Insurgents earlier stormed an Iraqi police checkpoint near Baghdad airport, killing eight policemen in a bold challenge to a U.S.-backed security crackdown in the capital aimed at halting sectarian violence.

President Bush is sending 21,500 extra troops to Iraq to help with the Baghdad crackdown. Most are heading for the capital, but 4,000 will also be sent to Anbar to try to quell the insurgency raging there.

CHECKPOINT ATTACK

Prime Minister Nuri al-Maliki expressed optimism about the 10-day old security plan, saying U.S. and Iraqi forces had killed around 400 suspected militants since it started.

But the attack on the police checkpoint in an area not far from the main U.S. military headquarters in Baghdad underlined the hurdles faced by Iraqi security forces who are often out- gunned by increasingly sophisticated insurgents.

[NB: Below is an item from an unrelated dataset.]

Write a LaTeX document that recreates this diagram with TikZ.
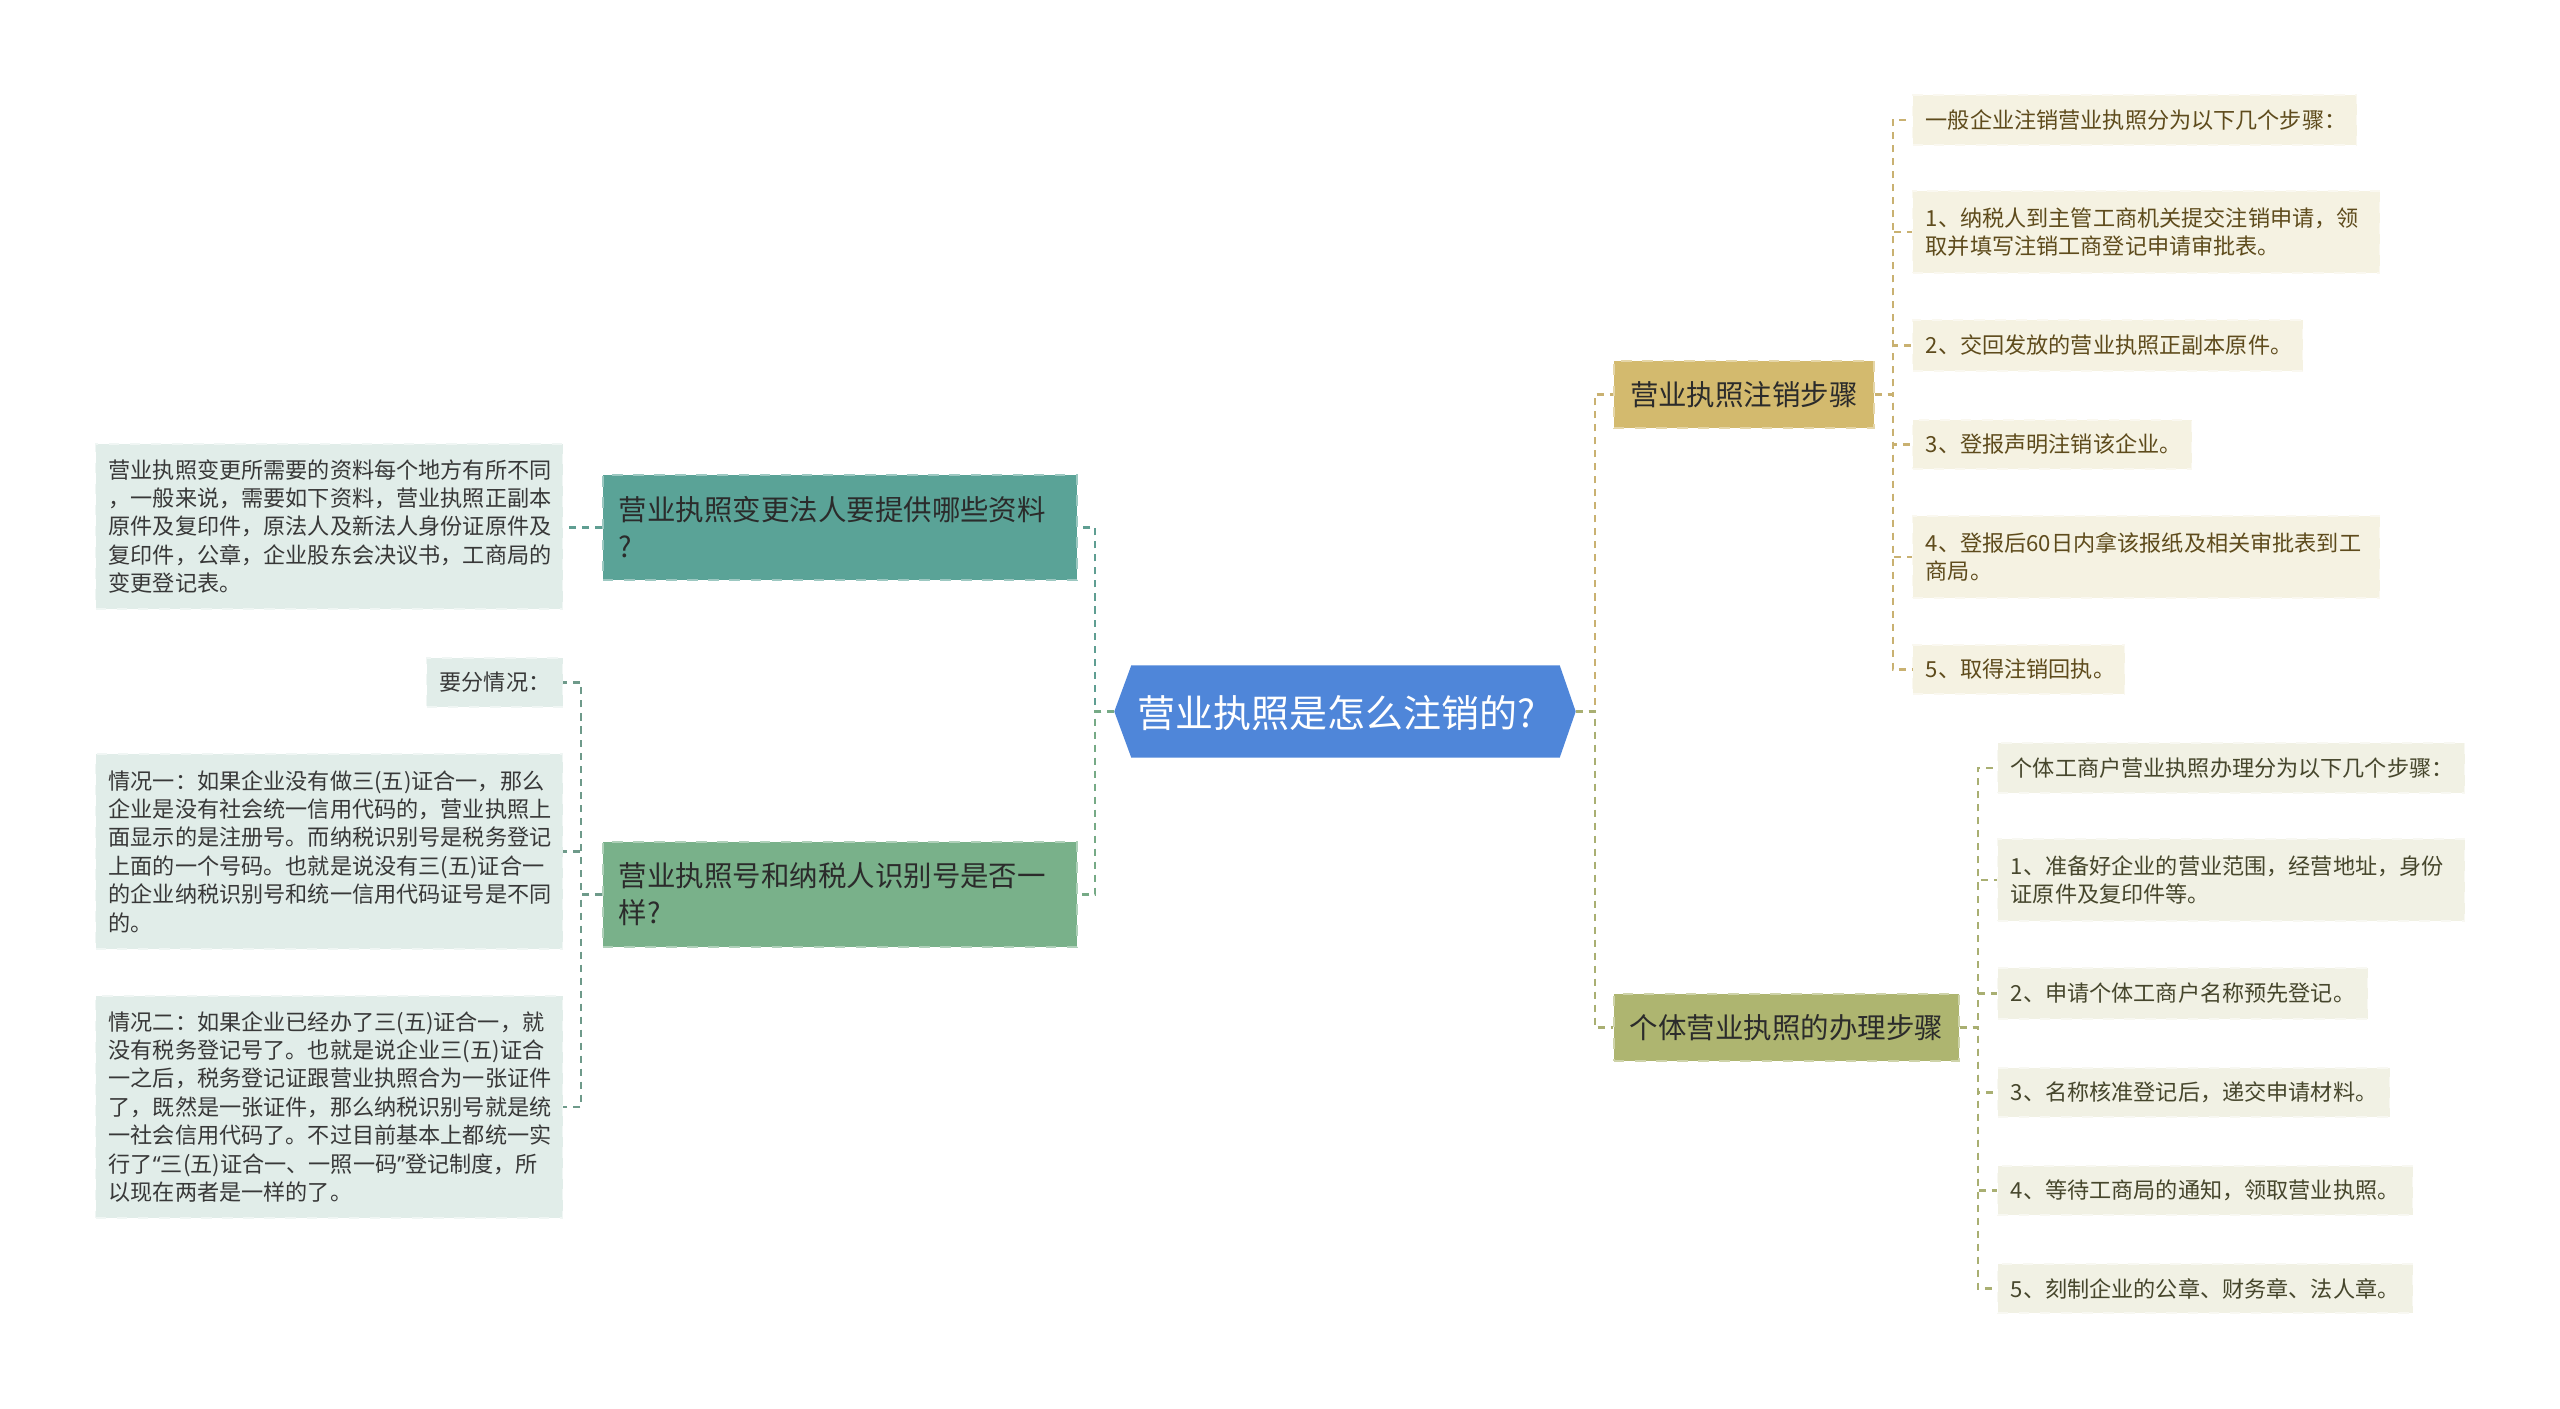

"It was a brazen attack," said Captain Curtis Kellogg, a U.S. military spokesman. "It was definitely coordinated. We expect this type of thing to continue. They will try to test the Iraqi and U.S. security forces."

A statement from the U.S. military said eight to 10 gunmen attacked the checkpoint in two vehicles. Militants in the first one got out firing assault rifles and throwing hand grenades at the policemen.

The second vehicle was forced into a ditch where it was cordoned off on suspicion it could be a suicide car bomb.

Two militants were killed in the firefight. One was wearing a suicide vest, Kellogg said.

Maliki paid a visit on Saturday to the command center for the Baghdad operation and urged security forces not to be swayed by sectarian loyalties.

He told reporters 426 suspected militants had been detained in the crackdown "and around that number have been killed" since it was launched in mid-February. The campaign is regarded as the last chance to prevent all-out civil war.

The Shi'ite prime minister is under pressure from Washington to root out Shi'ite militias with as much determination as he has used against Sunni Arab insurgents.

But Friday's brief detention by U.S. forces of the son of Abdul-Aziz al-Hakim, one of Iraq's most powerful Shi'ite leaders, could strain the government's ties with Washington.

Hundreds of Iraqis took to the streets of Shi'ite towns on Saturday to protest at Friday's detention of Ammar al-Hakim.

There were no reports of violence. The U.S. military said Ammar al-Hakim was held on Friday because members of his convoy acted suspiciously at a border checkpoint while returning from Iran. He was released after several hours.